I couldn’t see the rains on the huge palm tree leaves anymore, and watch the rain water become tiny waterfalls, and then rivers to the eyes of a child. In Santa Elena, the water did not go into dark and cold copper pipes under miles of cement. The rain water joined with the soap and grime from the stone basins, and flowed down gentle slopes to the back of the property. I enjoyed following the path of this flow I called a river. I walked for a little over 200 meters watching the cement channel in front of the kitchen become a soil riverbed right when the stream turned to the right, and started its journey through the back yard. It turned, right there! I can see it again with my child’s eye, there, beyond the first outhouse––the one with the single stall over a septic tank where I used to sit and listen to songs and whispers of spirits outside, and where I often felt swirls of energy go up and down while I read the square newspaper cut-offs we used instead of toilet paper.

The river turned right, into a bed of stones. It continued among banana trees, bushes and flowers. The water kept flowing in small dances, over rocks and toads. I tried not to step on the toads because they could spit a white poison into my eyes that could make me blind. They were the same toads that our dog, pirata, liked to eat even though he got poisoned each time until the last toad he failed to survive. The river kept going to the spot where I liked to sit to pretend I was long lost in the jungle, away from all things and wars. Right there, my older cousin, taught me to build palm tree houses. He was the son of the priest in San Rafael whom I called tío Padre and had fathered three children that my grandmother took to raise away from the potential embarrassment of a priest who slept with nuns and hid hand-grenades under his bed. In this spot, I undertook many construction projects for me and my younger cousins: houses, casinos, barricades, river front properties.

The river continued beyond that, all the way beyond the zahuan, the wood and metal big gate that kept the house protected with a huge wooden beam. The river disappeared there, beyond the zahuan next to the last room of the big house. It was a mysterious small room. No one was allowed there and it was locked from the patio side. I found that through the metal keyhole I could see inside, but only when the door on the other side was opened and a little light entered the room. I had to time it right, to see through the keyhole at sunset. That was the time when the mysterious lonely teacher came to his room. He was renting it from my grandmother, and I never learned his name. I only saw him coming in, sad and silent each day, sit on his hard bed and stare at the floor until the darkness hid him again. Beyond his door and the zahuan, the river went to a jungle I couldn’t fathom, a jungle that in my mind was home to spirits and things both dangerous and fascinating. All the legends and tales, I imagined happening somewhere beyond that gate guarded by a silent, sad teacher.
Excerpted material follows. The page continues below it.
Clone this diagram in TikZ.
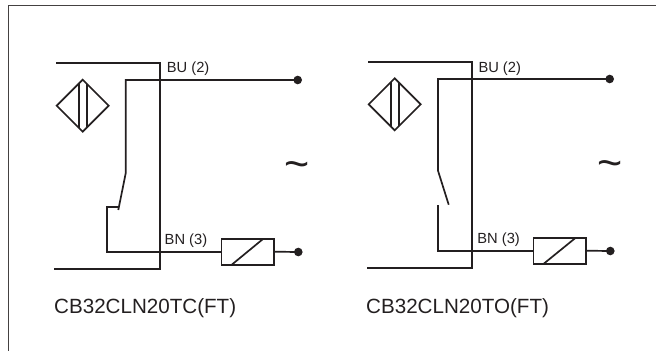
\documentclass[tikz,border=0pt]{standalone}
\usepackage{fontspec}
\setmainfont{Liberation Sans}
\definecolor{ink}{HTML}{231F20}
\usetikzlibrary{shapes.geometric}
\tikzset{
  wire/.style={draw=ink,line width=1.7pt,line join=miter},
  coilbox/.style={draw=ink,line width=1.7pt,rectangle,minimum width=52.5pt,minimum height=26pt,inner sep=0pt,outer sep=0pt},
  term/.style={circle,fill=ink,minimum size=8.6pt,inner sep=0pt,outer sep=0pt},
  pin/.style={anchor=base west,inner sep=0pt,text=ink,font=\fontsize{14.7}{16}\selectfont},
  caption/.style={anchor=base west,inner sep=0pt,text=ink,font=\fontsize{20.6}{22}\selectfont},
  ac/.style={inner sep=0pt,text=ink,font=\fontsize{43}{45}\selectfont},
  sensor/.style={draw=ink,line width=1.7pt,diamond,minimum size=52pt,inner sep=0pt,outer sep=0pt}
}
\begin{document}
\begin{tikzpicture}[x=1pt,y=-1pt]
\useasboundingbox (0,0) rectangle (656,351);
% frame
\coordinate (fa) at (656,5.5);
\coordinate (fb) at (8.5,5.5);
\coordinate (fc) at (8.5,351);
\draw[draw=ink!85,line width=1.3pt] (fa) -- (fb) -- (fc);

% left circuit
\coordinate (la) at (56,62.7);
\coordinate (lb) at (160,62.7);
\coordinate (lc) at (160,268.7);
\coordinate (ld) at (54.3,268.7);
\draw[wire] (la) -- (lb) -- (lc) -- (ld);
\node[sensor] (ls) at (82.7,105.7) {};
\draw[wire] ([xshift=-4pt,yshift=-22pt]ls.center) -- ([xshift=-4pt,yshift=22pt]ls.center);
\draw[wire] ([xshift=4.6pt,yshift=-21.4pt]ls.center) -- ([xshift=4.6pt,yshift=21.4pt]ls.center);
\node[term] (lt1) at (297.7,80) {};
\node[term] (lt2) at (298.3,252) {};
\node[coilbox] (lcoil) at (247.6,251.7) {};
\coordinate (lw1) at (125.7,80);
\coordinate (lw2) at (125.7,173.3);
\coordinate (lw3) at (118.3,210);
\coordinate (lw4) at (118.3,206.7);
\coordinate (lw5) at (107.3,206.7);
\coordinate (lw6) at (107.3,251.7);
\draw[wire] (lt1.center) -- (lw1) -- (lw2) -- (lw3);
\draw[wire] (lw4) -- (lw5) -- (lw6) -- (lcoil.west);
\draw[wire] (lcoil.east) -- (lt2.center);
\draw[wire] (lcoil.south west) ++(10.4,0) -- ++(31.6,-26);
\node[pin] (lbu) at (166.7,72.7) {BU (2)};
\node[pin] (lbn) at (164.5,244) {BN (3)};
\node[ac] (lac) at (297.5,170) {\char"7E};
\node[caption] (lcap) at (54,313.3) {CB32CLN20TC(FT)};

% right circuit
\coordinate (ra) at (368,61.7);
\coordinate (rb) at (472.3,61.7);
\coordinate (rc) at (472.3,267.7);
\coordinate (rd) at (366.7,267.7);
\draw[wire] (ra) -- (rb) -- (rc) -- (rd);
\node[sensor] (rs) at (394.7,104.3) {};
\draw[wire] ([xshift=-4pt,yshift=-22pt]rs.center) -- ([xshift=-4pt,yshift=22pt]rs.center);
\draw[wire] ([xshift=4.6pt,yshift=-21.4pt]rs.center) -- ([xshift=4.6pt,yshift=21.4pt]rs.center);
\node[term] (rt1) at (609.7,79) {};
\node[term] (rt2) at (610.3,251) {};
\node[coilbox] (rcoil) at (559.6,250.7) {};
\coordinate (rw1) at (438,79);
\coordinate (rw2) at (438,170.7);
\coordinate (rw3) at (448.7,204.7);
\coordinate (rw4) at (438,205.3);
\coordinate (rw5) at (438,250.7);
\draw[wire] (rt1.center) -- (rw1) -- (rw2) -- (rw3);
\draw[wire] (rw4) -- (rw5) -- (rcoil.west);
\draw[wire] (rcoil.east) -- (rt2.center);
\draw[wire] (rcoil.south west) ++(10.4,0) -- ++(32,-26);
\node[pin] (rbu) at (478.3,72) {BU (2)};
\node[pin] (rbn) at (477.2,243.4) {BN (3)};
\node[ac] (rac) at (610,169) {\char"7E};
\node[caption] (rcap) at (366,313.3) {CB32CLN20TO(FT)};
\end{tikzpicture}
\end{document}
But just before the ending of the river, and before the room that stored the statues of lions, saints, crosses, angels, and chariots for the church, there was a second outhouse with three stalls where the children used to poop, sometimes up to three children at a time. There, I invented a sacred show, where I invited my cousins and brothers. I would have each one put their faces close to the hole of the stall into the septic tank, looking into the darkness inside. Then, I would lit a piece of newspaper used for wiping, and throw it inside the tank. For a brief moment, we could see how the paper became a comet of fiery colors flying over a strange landscape: a world of valleys, lakes, rivers and volcanoes illuminated by strange lights and moving shadows. We saw this magnificent world made of piss and shit which the adults never wanted to see or hear about, but to us it was a magical moment when our secretions became a world of mystery and beauty and our children’s eyes became, for an instant, the eye of God surveying a world become alive and awesome. All the old people in the family remember this incident and laugh at how I tricked my smaller cousins into looking inside the toilets at shit and piss, but we who saw it know the truth: we witnessed beauty and mystery by tricking the boundaries of our senses into revealing the sacred in All, and the vast in the small.